Another major difference is pricing structure. B2B relationships often involve negotiated terms, order-specific freight costs, volume-based agreements, or credit sales. B2C transactions are usually more standardized. The shopper sees a fixed item price, a shipping charge, or a free-shipping threshold, then expects the order to move quickly.

That pushes B2C fulfillment toward disciplined cost control. Small changes in parcel weight, dimensional weight, zone mix, packaging, and carrier selection can shift margin in a big way when repeated across thousands of orders.

The contrast is clear:

  • B2B pricing: negotiated terms, customer-specific rules, freight-oriented cost structures
  • B2C pricing: fixed prices, standard parcel rating, predictable checkout experience

A good B2C operation treats shipping spend as a system, not as an afterthought. Rate shopping, carton optimization, carrier diversification, and cutoff planning all matter. So does warehouse location. Brands shipping to customers across the western United States, for example, may benefit from a West Coast node that shortens transit time and supports later same-day processing.

Inventory accuracy and system integration for B2C fulfillment

B2C fulfillment lives or dies on inventory data. If a storefront says an item is available and the shelf says otherwise, the result is overselling, cancellation, delay, or a customer service issue that costs more than the original order.

That is why integration quality matters so much. Orders need to flow in automatically. Inventory needs to update quickly across channels. Tracking needs to push back out without manual intervention. Returns and exchanges need visibility too.

For growing brands, this is often the point where a warehouse partner becomes more than extra labor. It becomes part of the operating system.

Silicon Valley Direct, for example, states that it supports 80+ preconfigured integrations, custom API support, and real-time data sync across channels including Shopify, Amazon, and eBay. It also describes a double-scan verification process in which the item and packing slip must match before the box is closed. That type of control is especially valuable in B2C fulfillment, where a one-line mistake can become a public review.

Accurate data supports speed.

And speed supports sales, retention, and customer confidence.

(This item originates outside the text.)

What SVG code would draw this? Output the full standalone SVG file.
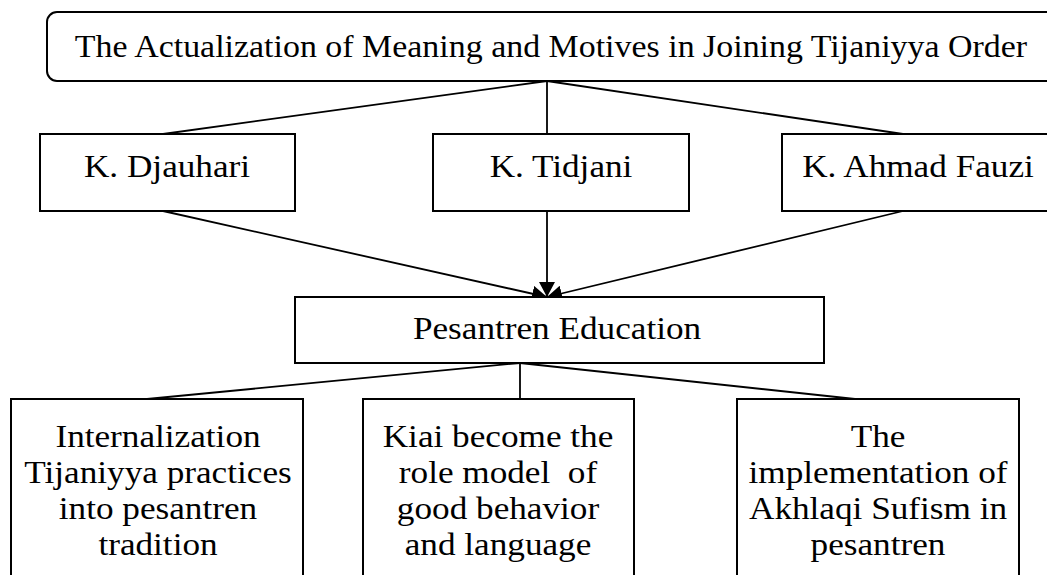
<svg xmlns="http://www.w3.org/2000/svg" width="1047" height="575" viewBox="0 0 1047 575">
<style>
.box{fill:#fff;stroke:#000;stroke-width:2}
.ln{fill:none;stroke:#000;stroke-width:1.8}
text{font-family:"Liberation Serif","Times New Roman",serif;font-size:32px;fill:#000;text-anchor:middle}
</style>
<defs>
<marker id="arr" markerUnits="userSpaceOnUse" markerWidth="16" markerHeight="16" refX="15" refY="8" orient="auto">
<path d="M0,0 L15,8 L0,16 Z" fill="#000"/>
</marker>
</defs>
<g id="connectors">
<line class="ln" x1="547" y1="81" x2="163" y2="134"/>
<line class="ln" x1="547" y1="81" x2="547" y2="134"/>
<line class="ln" x1="547" y1="81" x2="903" y2="134"/>
<line class="ln" x1="163" y1="211" x2="547" y2="297" marker-end="url(#arr)"/>
<line class="ln" x1="547" y1="211" x2="547" y2="297" marker-end="url(#arr)"/>
<line class="ln" x1="903" y1="211" x2="547" y2="297" marker-end="url(#arr)"/>
<line class="ln" x1="520" y1="363" x2="147" y2="399"/>
<line class="ln" x1="520" y1="363" x2="520" y2="399"/>
<line class="ln" x1="520" y1="363" x2="855" y2="399"/>
</g>
<g id="title">
<rect class="box" x="47" y="12" width="1020" height="69" rx="10" ry="10"/>
<text transform="translate(551,57) scale(1.06,1)">The Actualization of Meaning and Motives in Joining Tijaniyya Order</text>
</g>
<g id="djauhari">
<rect class="box" x="40" y="134" width="255" height="77"/>
<text transform="translate(167,177) scale(1.1,1)">K. Djauhari</text>
</g>
<g id="tidjani">
<rect class="box" x="433" y="134" width="256" height="77"/>
<text transform="translate(561,177) scale(1.1,1)">K. Tidjani</text>
</g>
<g id="fauzi">
<rect class="box" x="782" y="134" width="280" height="77"/>
<text transform="translate(918,177) scale(1.1,1)">K. Ahmad Fauzi</text>
</g>
<g id="pesantren">
<rect class="box" x="295" y="297" width="529" height="66"/>
<text transform="translate(557,339) scale(1.1,1)">Pesantren Education</text>
</g>
<g id="internalization">
<rect class="box" x="11" y="399" width="292" height="190"/>
<text transform="translate(158,447) scale(1.1,1)"><tspan x="0" y="0">Internalization</tspan><tspan x="0" y="36">Tijaniyya practices</tspan><tspan x="0" y="72">into pesantren</tspan><tspan x="0" y="108">tradition</tspan></text>
</g>
<g id="kiai">
<rect class="box" x="363" y="399" width="271" height="190"/>
<text transform="translate(498,447) scale(1.1,1)" xml:space="preserve"><tspan x="0" y="0">Kiai become the</tspan><tspan x="0" y="36">role model  of</tspan><tspan x="0" y="72">good behavior</tspan><tspan x="0" y="108">and language</tspan></text>
</g>
<g id="akhlaqi">
<rect class="box" x="737" y="399" width="282" height="190"/>
<text transform="translate(878,447) scale(1.1,1)"><tspan x="0" y="0">The</tspan><tspan x="0" y="36">implementation of</tspan><tspan x="0" y="72">Akhlaqi Sufism in</tspan><tspan x="0" y="108">pesantren</tspan></text>
</g>
</svg>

Same-day shipping and service levels in B2C fulfillment

Consumer buyers are conditioned by fast delivery. They may not expect every order to arrive tomorrow, but they do expect the order to leave the warehouse quickly and move with visible progress. Slow fulfillment creates anxiety long before the package is technically late.

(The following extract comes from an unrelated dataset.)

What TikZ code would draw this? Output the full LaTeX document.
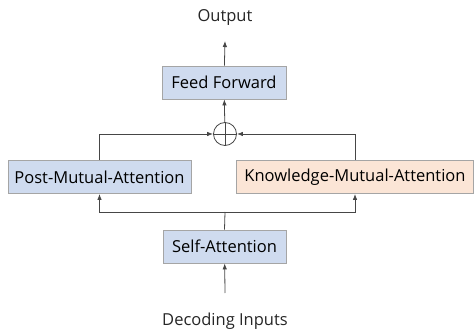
\documentclass[tikz,border=0pt]{standalone}
\usepackage{fontspec}
\setmainfont{Open Sans}
\usetikzlibrary{arrows.meta}

\definecolor{boxblue}{RGB}{207,219,239}
\definecolor{boxpeach}{RGB}{251,229,214}
\definecolor{boxborder}{RGB}{165,165,165}
\definecolor{linegray}{RGB}{70,70,70}

\begin{document}
\begin{tikzpicture}
[x=1pt,y=-1pt,
  lineDecorate/.style={draw=linegray,line width=0.8pt},%
  arrowDecorate/.style={lineDecorate,-{Latex[length=6pt,width=4.5pt]}},%
  boxDecorate/.style={shape=rectangle,draw=boxborder,fill=boxblue,line width=0.8pt,
    minimum height=33pt,inner sep=0pt,font=\fontsize{16.5}{19}\selectfont},%
  textDecorate/.style={font=\fontsize{16.5}{19}\selectfont,text=black!85}]
\useasboundingbox (0,0) rectangle (474,331);
%% nodes or vertices
\node (output) at (225,18) [textDecorate] {Output};
\node (ff) at (224,82.5) [boxDecorate,minimum width=124pt] {Feed Forward};
\node (plus) at (225,134) [shape=circle,lineDecorate,minimum size=23pt,inner sep=0pt] {};
\node (pma) at (99.5,177) [boxDecorate,minimum width=183pt] {Post-Mutual-Attention};
\node (kma) at (355,177) [boxDecorate,fill=boxpeach,minimum width=237pt] {Knowledge-Mutual-Attention};
\node (sa) at (224.5,246.5) [boxDecorate,minimum width=123pt] {Self-Attention};
\node (input) at (225,321) [textDecorate] {Decoding Inputs};
\coordinate (outtip) at (225,41);
\coordinate (split) at (225,212);
\coordinate (intail) at (225,293);
%% edges or lines
\path[lineDecorate] (plus.north) -- (plus.south) (plus.west) -- (plus.east);
\path
\foreach \startnode/\endnode in {ff/outtip, plus/ff, intail/sa}
{
  (\startnode) edge[arrowDecorate] (\endnode)
};
\draw[arrowDecorate] (pma.north) |- (plus.west);
\draw[arrowDecorate] (kma.north) |- (plus.east);
\draw[lineDecorate] (sa.north) -- (split);
\draw[arrowDecorate] (split) -| (pma.south);
\draw[arrowDecorate] (split) -| (kma.south);
\end{tikzpicture}
\end{document}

This is where service levels need to be defined with care. Same-day shipping is meaningful only if the operation can reliably release, pick, pack, verify, and hand off orders before carrier cutoff. The promise needs process behind it.

For B2C brands, service-level design often includes:

  • order cutoff times
  • same-day processing rules
  • carrier service mapping by zone
  • exception queues for address or payment issues
  • customer notifications tied to each status event

Silicon Valley Direct positions same-day shipping as part of its offering, along with a 24/7 web portal and dedicated account support. For brands managing promotions, influencer drops, or weekly demand spikes, those tools can reduce the scramble that often shows up when order volume jumps faster than internal operations can keep up.

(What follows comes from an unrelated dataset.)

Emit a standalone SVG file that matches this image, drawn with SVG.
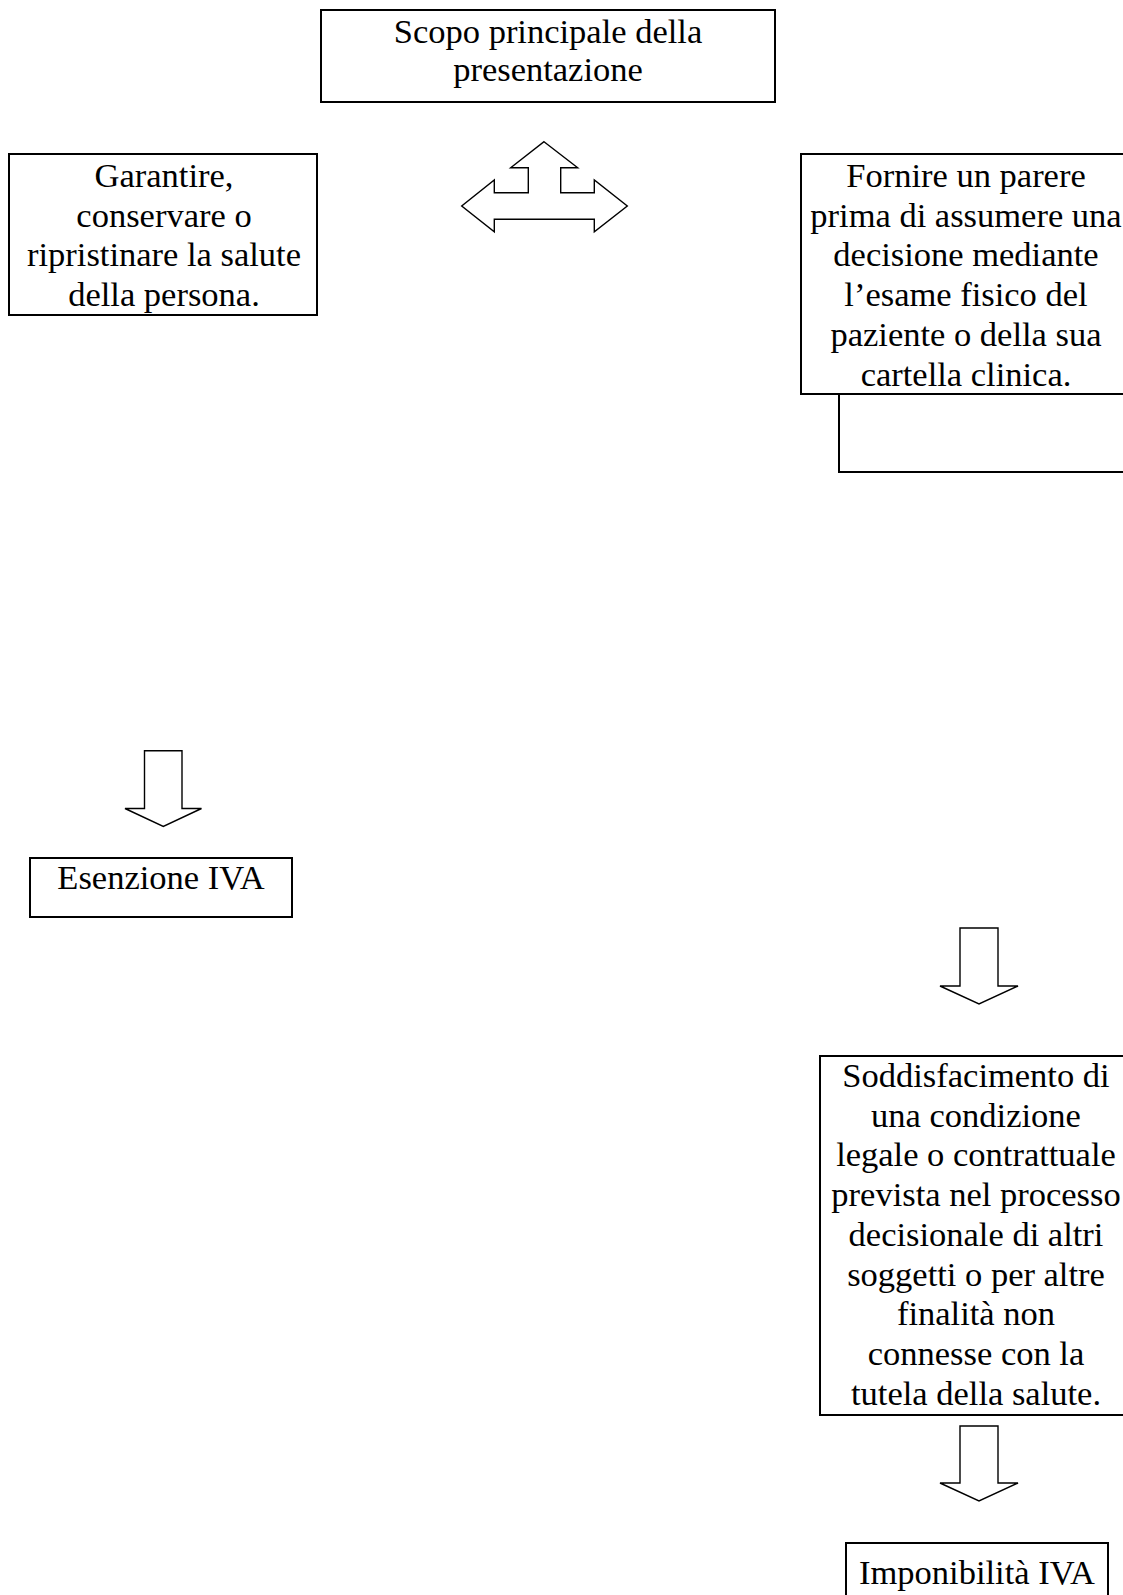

Mixed B2B and B2C fulfillment under one roof

A growing number of brands do not fit neatly into one model. They sell direct to consumers on Shopify, list on marketplaces, ship subscription orders each month, and also send larger wholesale orders to retailers or distributors. That mixed model is common now, especially for brands trying to diversify revenue.

In that environment, the real question is not whether a company is B2B or B2C. The question is whether the fulfillment setup can support both without creating channel conflict, inventory issues, or separate operating silos.

A mixed model usually needs:

  • Shared inventory visibility
  • Channel-specific packing rules
  • Different carrier and service logic
  • Separate billing and reporting views
  • Flexible warehouse labor planning

Silicon Valley Direct publicly states that it supports D2C/B2C, B2B, subscription, print-on-demand, literature, and specialized fulfillment, with no minimum order requirement. That no-minimum approach is useful for startups and for established brands testing new sales channels, since it reduces the pressure to commit to one order profile before the business has settled into a stable mix.

It also matters for seasonal businesses. A brand may run lean for months, then spike suddenly. A provider that can scale operations without forcing the brand to hire warehouse staff or lease more space can remove a major barrier to growth.

Choosing a 3PL for B2C fulfillment with B2B capabilities

Many brands start by asking who can store inventory and ship orders. That is too narrow. The better question is who can support the way the business actually sells, including channel mix, order variability, customer expectations, and growth pace.

A B2C-focused 3PL should be evaluated on more than headline speed. Accuracy, visibility, integration stability, returns handling, and real human support are just as important.

The strongest evaluation points are usually these:

  • Speed: same-day shipping capability tied to real cutoff times and carrier pickups
  • Accuracy: barcode processes, double verification, and clear exception handling
  • Flexibility: support for B2C, B2B, subscriptions, and special projects without rigid minimums

For brands that need both parcel agility and wholesale discipline, the partner should also be comfortable moving between standard consumer orders and more structured B2B workflows. That includes paperwork, packing variation, routing requirements, and account-specific handling rules.

What strong B2C fulfillment looks like in practice

Strong B2C fulfillment is not flashy. It is precise, stable, and repeatable. Orders flow in automatically. Inventory stays current. Picks are verified. Packing is clean. Tracking goes out fast. Exceptions are resolved before they snowball. Customers receive what they expected, when they expected it.

That level of performance creates room for better marketing, better retention, and better channel expansion. It also gives brands the confidence to add B2B accounts without feeling as if they have to build a second operation from scratch.

As consumer e-commerce keeps expanding, B2C fulfillment will keep setting the pace for retail operations. Brands that treat it as a strategic system, not just a shipping task, put themselves in a much stronger position to grow with control.